By Deb Krueger and Nan Braun, Thavron Solutions
According to isixsigma.com, a value stream is all of the actions (both value-added and non-value added) currently required to deliver a product or a service. It is the work activity and information flow occurring as raw material and/or information becomes a product/service that is delivered to a customer.  In other words, a value stream is all the components of Man, Machine, Material and Information necessary to bring a product or service from its initial request or creation to final delivery to the customer. A value stream map (VSM) is the visual representation of these steps.
The map may be of the actual process, or it may be a map of the future state of the process; preferably both are mapped during the value stream analysis process so that needed changes are understood.
In order to complete a value stream analysis, the following steps are completed by the business:
Step 1: Identify the product or product family — the decision must be made as to which product or service is to be mapped. The product/service: 1) may be the one with the highest volume output, 2) that has been identified by our customers or 3) we expect/hope to do more business in the future.
Step 2: Create a current VSM — map all the current processes, regardless of value add or not, to complete the delivery of the product/service. It is important to note that this process is not a simple flowchart of the process but includes significantly more information. All steps that include man, machine, material, and information are included. It is important to determine the value (or not) the customer is receiving from each component at each step.
Step 3: Create a future state VSM — Once the current map is completed, a streamlined map of the future state is drawn, keeping in mind the value-added steps.
Step 4: Create an action plan — Create a plan to implement the improvements in the process that have been identified.
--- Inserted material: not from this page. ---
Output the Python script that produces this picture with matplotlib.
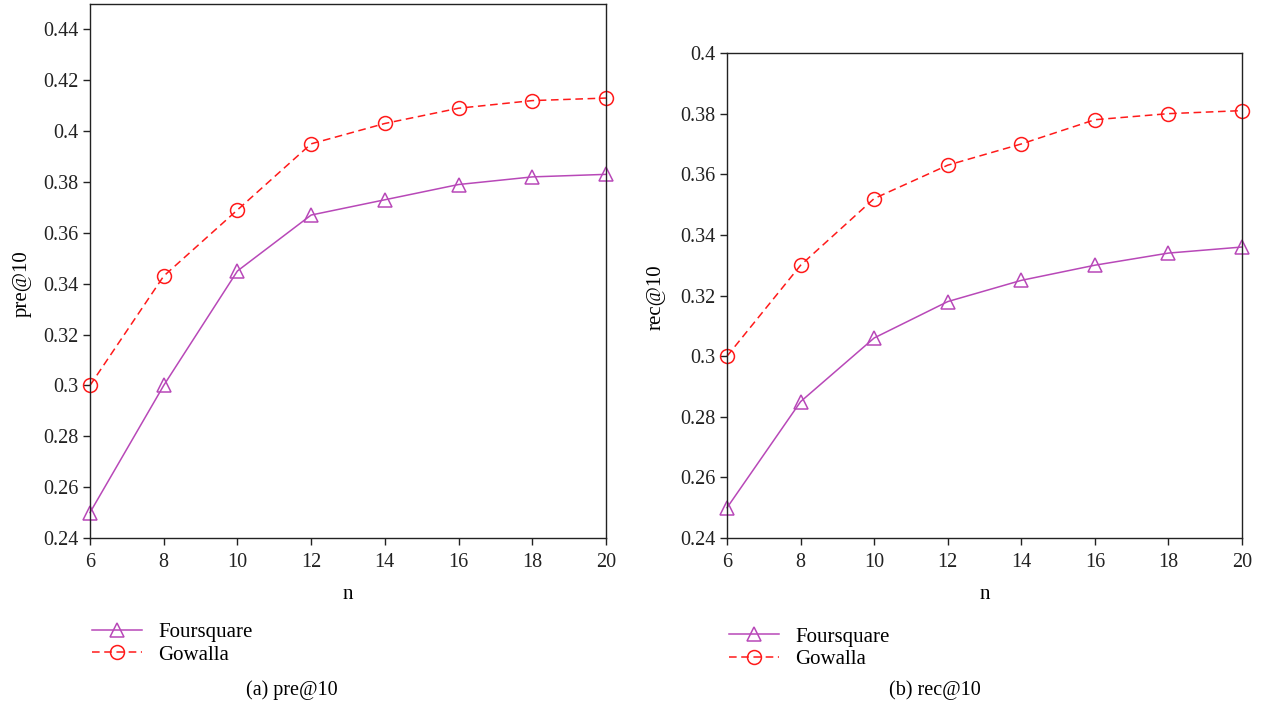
import matplotlib
matplotlib.use("Agg")
import matplotlib.pyplot as plt

plt.rcParams['font.family'] = ['Liberation Serif', 'DejaVu Serif']

n_values = [6, 8, 10, 12, 14, 16, 18, 20]
pre_foursquare = [0.250, 0.300, 0.345, 0.367, 0.373, 0.379, 0.382, 0.383]
pre_gowalla = [0.300, 0.343, 0.369, 0.395, 0.403, 0.409, 0.412, 0.413]
rec_foursquare = [0.250, 0.285, 0.306, 0.318, 0.325, 0.330, 0.334, 0.336]
rec_gowalla = [0.300, 0.330, 0.352, 0.363, 0.370, 0.378, 0.380, 0.381]

pre_yticks = [0.24, 0.26, 0.28, 0.30, 0.32, 0.34, 0.36, 0.38, 0.40, 0.42, 0.44]
pre_yticklabels = ['0.24', '0.26', '0.28', '0.3', '0.32', '0.34', '0.36', '0.38', '0.4', '0.42', '0.44']
rec_yticks = [0.24, 0.26, 0.28, 0.30, 0.32, 0.34, 0.36, 0.38, 0.40]
rec_yticklabels = ['0.24', '0.26', '0.28', '0.3', '0.32', '0.34', '0.36', '0.38', '0.4']

purple = '#B848B8'
red = '#FF1A1A'

fig = plt.figure(figsize=(12.64, 7.08), dpi=100)
ax1 = fig.add_axes([0.0712, 0.2401, 0.4082, 0.7543])
ax2 = fig.add_axes([0.5752, 0.2401, 0.4074, 0.6850])

def draw(ax, fs, gw, yticks, ylabels, ylim, ylab):
    l1, = ax.plot(n_values, fs, color=purple, lw=1.1, marker='^', ms=10,
                  mfc='none', mec=purple, mew=1.1, label='Foursquare', clip_on=False)
    l2, = ax.plot(n_values, gw, color=red, lw=1.1, ls=(0, (5, 3)), marker='o', ms=10,
                  mfc='none', mec=red, mew=1.1, label='Gowalla', clip_on=False)
    ax.set_xlim(6, 20)
    ax.set_ylim(*ylim)
    ax.set_xticks(n_values)
    ax.set_yticks(yticks)
    ax.set_yticklabels(ylabels)
    ax.tick_params(direction='out', length=5, width=1, labelsize=14.5, colors='#222222')
    ax.tick_params(axis='x', pad=6)
    for s in ax.spines.values():
        s.set_linewidth(1.0)
        s.set_color('#222222')
    ax.set_xlabel('n', fontsize=15, labelpad=9)
    ax.set_ylabel(ylab, fontsize=15)
    return l1, l2

h1 = draw(ax1, pre_foursquare, pre_gowalla, pre_yticks, pre_yticklabels, (0.24, 0.45), 'pre@10')
h2 = draw(ax2, rec_foursquare, rec_gowalla, rec_yticks, rec_yticklabels, (0.24, 0.40), 'rec@10')
ax1.yaxis.set_label_coords(-0.113, 0.476)
ax2.yaxis.set_label_coords(-0.119, 0.496)

leg_kw = dict(loc='upper left', frameon=False, fontsize=15, handlelength=2.4,
              handletextpad=0.75, labelspacing=0.12, borderaxespad=0)
fig.legend(h1, ['Foursquare', 'Gowalla'], bbox_to_anchor=(0.0665, 0.132), **leg_kw)
fig.legend(h2, ['Foursquare', 'Gowalla'], bbox_to_anchor=(0.5705, 0.126), **leg_kw)

fig.text(0.231, 0.025, '(a) pre@10', ha='center', va='center', fontsize=14.5)
fig.text(0.740, 0.025, '(b) rec@10', ha='center', va='center', fontsize=14.5)

fig.savefig('out.png', dpi=100)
VSM is a powerful method to ferret out waste and is often used by the business to identify additional needs in any process.
Why would IT Finance care about this business process tool?
This powerful tool should be used in alignment with our ITFM reporting to determine where IT can increase or decrease services being offered to the organization. By keeping the focus on the value-added steps in producing our products or services, the organization can prioritize its resources in areas that add the most value to the customer. Remember that in step 2, the business is giving value to all components- including the information component. Those information components are frequently IT Business Services. By leveraging this mapping, IT can get insight into the value they are providing to the business.
With this understanding, it can also be used for continuous improvement, allowing IT to strategically look for places where they can have the largest impact on the business bottom line.
VSM and ITFM work well together to strategically align IT services with the organization’s values.